__Directions__. Leave the pictures out and retype the lines from the beginning through the line with "(812.7,0 |- summ.south);", both ends included.

A block of data
-- START --
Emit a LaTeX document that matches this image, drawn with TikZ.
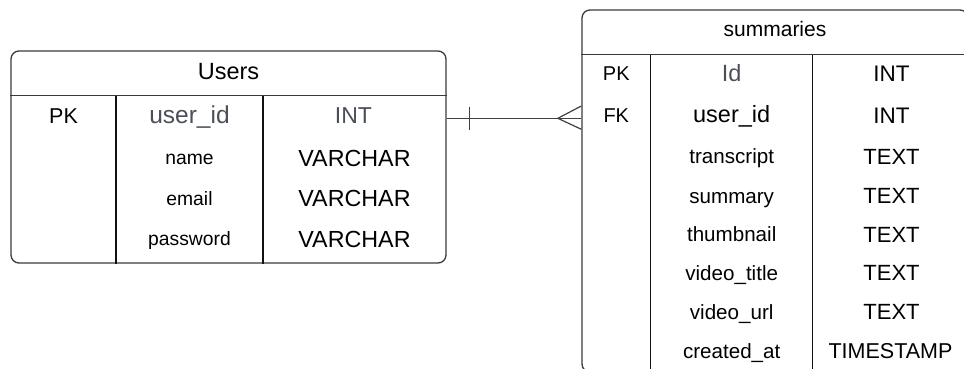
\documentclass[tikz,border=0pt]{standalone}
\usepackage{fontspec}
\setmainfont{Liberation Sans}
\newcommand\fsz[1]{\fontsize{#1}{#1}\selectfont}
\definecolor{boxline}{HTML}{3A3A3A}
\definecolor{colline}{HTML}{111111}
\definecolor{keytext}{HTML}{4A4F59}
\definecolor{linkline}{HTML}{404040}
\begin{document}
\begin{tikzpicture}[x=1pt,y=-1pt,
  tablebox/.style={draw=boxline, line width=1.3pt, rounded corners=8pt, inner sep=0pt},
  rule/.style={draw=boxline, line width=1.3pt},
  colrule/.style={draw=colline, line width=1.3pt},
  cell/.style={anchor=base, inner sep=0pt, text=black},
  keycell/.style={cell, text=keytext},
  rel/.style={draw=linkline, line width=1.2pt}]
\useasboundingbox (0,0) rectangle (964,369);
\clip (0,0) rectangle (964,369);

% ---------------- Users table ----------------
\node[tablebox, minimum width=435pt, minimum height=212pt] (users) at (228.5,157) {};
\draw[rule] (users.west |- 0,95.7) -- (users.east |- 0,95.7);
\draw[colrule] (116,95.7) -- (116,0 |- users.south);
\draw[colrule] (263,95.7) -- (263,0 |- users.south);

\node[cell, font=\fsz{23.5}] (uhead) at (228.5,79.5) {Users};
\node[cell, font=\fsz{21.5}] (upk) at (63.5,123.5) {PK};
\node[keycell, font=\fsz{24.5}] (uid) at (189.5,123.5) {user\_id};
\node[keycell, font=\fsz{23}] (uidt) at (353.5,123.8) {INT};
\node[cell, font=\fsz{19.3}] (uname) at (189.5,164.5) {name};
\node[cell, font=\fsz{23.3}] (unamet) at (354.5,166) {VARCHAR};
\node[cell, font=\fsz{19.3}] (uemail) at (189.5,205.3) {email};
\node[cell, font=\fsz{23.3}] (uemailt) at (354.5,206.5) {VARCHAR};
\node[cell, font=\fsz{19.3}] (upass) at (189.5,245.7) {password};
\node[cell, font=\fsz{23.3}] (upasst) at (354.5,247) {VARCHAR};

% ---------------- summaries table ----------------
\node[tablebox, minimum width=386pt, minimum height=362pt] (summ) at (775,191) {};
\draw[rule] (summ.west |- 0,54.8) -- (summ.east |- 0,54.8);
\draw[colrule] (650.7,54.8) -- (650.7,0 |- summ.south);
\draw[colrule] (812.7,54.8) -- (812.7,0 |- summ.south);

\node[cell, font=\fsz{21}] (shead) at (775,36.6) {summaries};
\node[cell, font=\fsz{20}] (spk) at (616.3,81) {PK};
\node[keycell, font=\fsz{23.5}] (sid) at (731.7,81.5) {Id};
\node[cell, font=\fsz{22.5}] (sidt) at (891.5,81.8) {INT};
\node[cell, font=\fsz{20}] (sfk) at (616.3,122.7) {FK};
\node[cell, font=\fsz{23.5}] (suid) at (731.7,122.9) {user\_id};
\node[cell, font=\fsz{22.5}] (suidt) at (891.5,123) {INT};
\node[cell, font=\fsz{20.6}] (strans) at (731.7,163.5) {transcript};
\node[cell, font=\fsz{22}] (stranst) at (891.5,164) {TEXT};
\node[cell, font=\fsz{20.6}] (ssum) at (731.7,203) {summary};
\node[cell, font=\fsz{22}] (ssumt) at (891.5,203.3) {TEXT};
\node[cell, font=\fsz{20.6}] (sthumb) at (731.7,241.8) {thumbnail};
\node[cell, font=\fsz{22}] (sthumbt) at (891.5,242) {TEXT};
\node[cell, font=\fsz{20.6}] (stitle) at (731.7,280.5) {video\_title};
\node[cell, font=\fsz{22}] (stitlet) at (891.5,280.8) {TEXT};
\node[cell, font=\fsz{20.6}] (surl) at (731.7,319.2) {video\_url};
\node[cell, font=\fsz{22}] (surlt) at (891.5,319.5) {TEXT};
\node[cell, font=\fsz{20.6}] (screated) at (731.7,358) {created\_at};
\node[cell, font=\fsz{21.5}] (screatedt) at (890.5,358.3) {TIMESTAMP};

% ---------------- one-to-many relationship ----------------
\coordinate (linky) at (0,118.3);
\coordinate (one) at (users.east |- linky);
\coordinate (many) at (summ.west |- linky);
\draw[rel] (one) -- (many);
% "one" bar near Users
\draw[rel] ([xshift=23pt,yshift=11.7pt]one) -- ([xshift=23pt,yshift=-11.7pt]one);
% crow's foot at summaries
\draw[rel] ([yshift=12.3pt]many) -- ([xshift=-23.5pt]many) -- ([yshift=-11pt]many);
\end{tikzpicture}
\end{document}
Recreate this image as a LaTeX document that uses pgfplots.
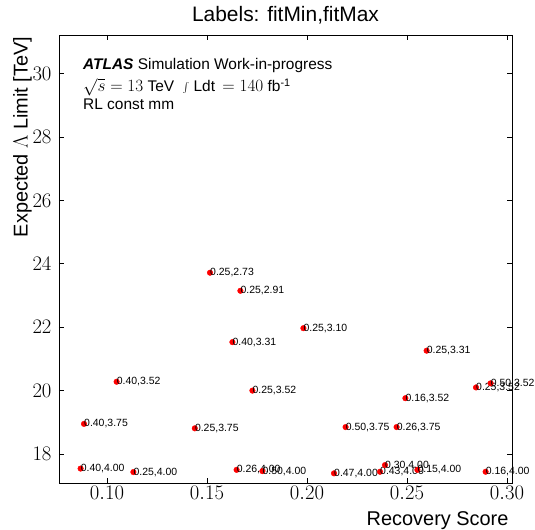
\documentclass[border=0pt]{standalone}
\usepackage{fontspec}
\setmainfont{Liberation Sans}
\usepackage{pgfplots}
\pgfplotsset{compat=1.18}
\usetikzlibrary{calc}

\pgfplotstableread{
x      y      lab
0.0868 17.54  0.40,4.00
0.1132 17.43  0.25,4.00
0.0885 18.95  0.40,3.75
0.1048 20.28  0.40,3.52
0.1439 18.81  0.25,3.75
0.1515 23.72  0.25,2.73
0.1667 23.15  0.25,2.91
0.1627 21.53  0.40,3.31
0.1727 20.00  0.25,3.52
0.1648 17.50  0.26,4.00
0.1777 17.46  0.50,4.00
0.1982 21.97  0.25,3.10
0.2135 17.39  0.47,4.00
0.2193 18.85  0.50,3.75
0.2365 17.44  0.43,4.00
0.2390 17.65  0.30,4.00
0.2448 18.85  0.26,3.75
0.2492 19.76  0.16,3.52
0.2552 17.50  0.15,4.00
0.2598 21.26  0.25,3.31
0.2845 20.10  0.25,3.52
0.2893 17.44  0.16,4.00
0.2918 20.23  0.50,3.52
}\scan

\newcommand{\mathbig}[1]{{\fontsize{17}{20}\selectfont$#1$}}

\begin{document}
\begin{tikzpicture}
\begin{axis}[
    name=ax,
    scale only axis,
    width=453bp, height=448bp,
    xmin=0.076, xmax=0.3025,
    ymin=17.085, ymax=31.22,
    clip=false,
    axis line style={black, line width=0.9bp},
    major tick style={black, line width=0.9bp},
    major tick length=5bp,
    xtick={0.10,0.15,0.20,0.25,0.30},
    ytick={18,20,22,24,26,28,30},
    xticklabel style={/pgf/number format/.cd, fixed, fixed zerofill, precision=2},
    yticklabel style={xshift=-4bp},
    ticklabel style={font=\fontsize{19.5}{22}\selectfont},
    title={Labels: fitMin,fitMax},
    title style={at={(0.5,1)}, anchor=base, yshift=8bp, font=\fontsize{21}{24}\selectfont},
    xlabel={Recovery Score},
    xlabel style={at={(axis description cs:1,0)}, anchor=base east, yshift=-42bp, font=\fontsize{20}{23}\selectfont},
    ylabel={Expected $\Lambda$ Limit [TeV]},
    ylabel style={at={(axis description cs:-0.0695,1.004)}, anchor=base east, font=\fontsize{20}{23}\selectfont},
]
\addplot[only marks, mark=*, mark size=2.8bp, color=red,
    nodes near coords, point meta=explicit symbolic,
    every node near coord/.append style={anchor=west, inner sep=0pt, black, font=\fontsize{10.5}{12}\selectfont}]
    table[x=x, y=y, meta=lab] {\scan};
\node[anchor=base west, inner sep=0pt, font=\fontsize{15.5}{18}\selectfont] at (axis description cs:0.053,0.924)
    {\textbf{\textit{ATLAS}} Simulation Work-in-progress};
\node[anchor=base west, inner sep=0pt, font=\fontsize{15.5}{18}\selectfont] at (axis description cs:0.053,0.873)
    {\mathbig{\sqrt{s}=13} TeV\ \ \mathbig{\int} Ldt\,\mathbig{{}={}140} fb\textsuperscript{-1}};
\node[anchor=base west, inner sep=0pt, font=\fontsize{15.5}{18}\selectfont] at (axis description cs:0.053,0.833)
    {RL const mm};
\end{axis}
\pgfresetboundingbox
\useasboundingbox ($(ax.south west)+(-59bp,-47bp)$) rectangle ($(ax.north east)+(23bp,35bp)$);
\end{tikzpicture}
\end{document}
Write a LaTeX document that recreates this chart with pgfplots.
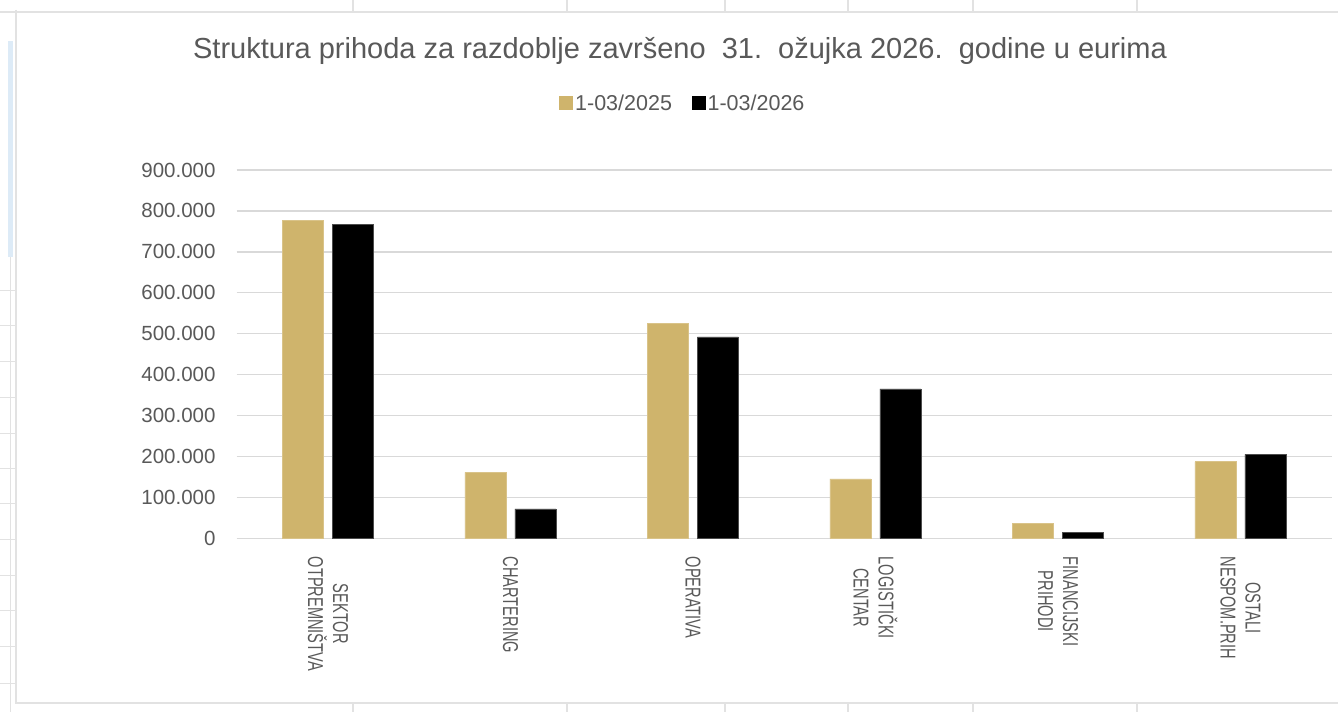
-- END --
__Result__.
Emit a LaTeX document that matches this image, drawn with TikZ.
\documentclass[tikz,border=0pt]{standalone}
\usepackage{fontspec}
\setmainfont{Liberation Sans}
\newcommand\fsz[1]{\fontsize{#1}{#1}\selectfont}
\definecolor{boxline}{HTML}{3A3A3A}
\definecolor{colline}{HTML}{111111}
\definecolor{keytext}{HTML}{4A4F59}
\definecolor{linkline}{HTML}{404040}
\begin{document}
\begin{tikzpicture}[x=1pt,y=-1pt,
  tablebox/.style={draw=boxline, line width=1.3pt, rounded corners=8pt, inner sep=0pt},
  rule/.style={draw=boxline, line width=1.3pt},
  colrule/.style={draw=colline, line width=1.3pt},
  cell/.style={anchor=base, inner sep=0pt, text=black},
  keycell/.style={cell, text=keytext},
  rel/.style={draw=linkline, line width=1.2pt}]
\useasboundingbox (0,0) rectangle (964,369);
\clip (0,0) rectangle (964,369);

% ---------------- Users table ----------------
\node[tablebox, minimum width=435pt, minimum height=212pt] (users) at (228.5,157) {};
\draw[rule] (users.west |- 0,95.7) -- (users.east |- 0,95.7);
\draw[colrule] (116,95.7) -- (116,0 |- users.south);
\draw[colrule] (263,95.7) -- (263,0 |- users.south);

\node[cell, font=\fsz{23.5}] (uhead) at (228.5,79.5) {Users};
\node[cell, font=\fsz{21.5}] (upk) at (63.5,123.5) {PK};
\node[keycell, font=\fsz{24.5}] (uid) at (189.5,123.5) {user\_id};
\node[keycell, font=\fsz{23}] (uidt) at (353.5,123.8) {INT};
\node[cell, font=\fsz{19.3}] (uname) at (189.5,164.5) {name};
\node[cell, font=\fsz{23.3}] (unamet) at (354.5,166) {VARCHAR};
\node[cell, font=\fsz{19.3}] (uemail) at (189.5,205.3) {email};
\node[cell, font=\fsz{23.3}] (uemailt) at (354.5,206.5) {VARCHAR};
\node[cell, font=\fsz{19.3}] (upass) at (189.5,245.7) {password};
\node[cell, font=\fsz{23.3}] (upasst) at (354.5,247) {VARCHAR};

% ---------------- summaries table ----------------
\node[tablebox, minimum width=386pt, minimum height=362pt] (summ) at (775,191) {};
\draw[rule] (summ.west |- 0,54.8) -- (summ.east |- 0,54.8);
\draw[colrule] (650.7,54.8) -- (650.7,0 |- summ.south);
\draw[colrule] (812.7,54.8) -- (812.7,0 |- summ.south);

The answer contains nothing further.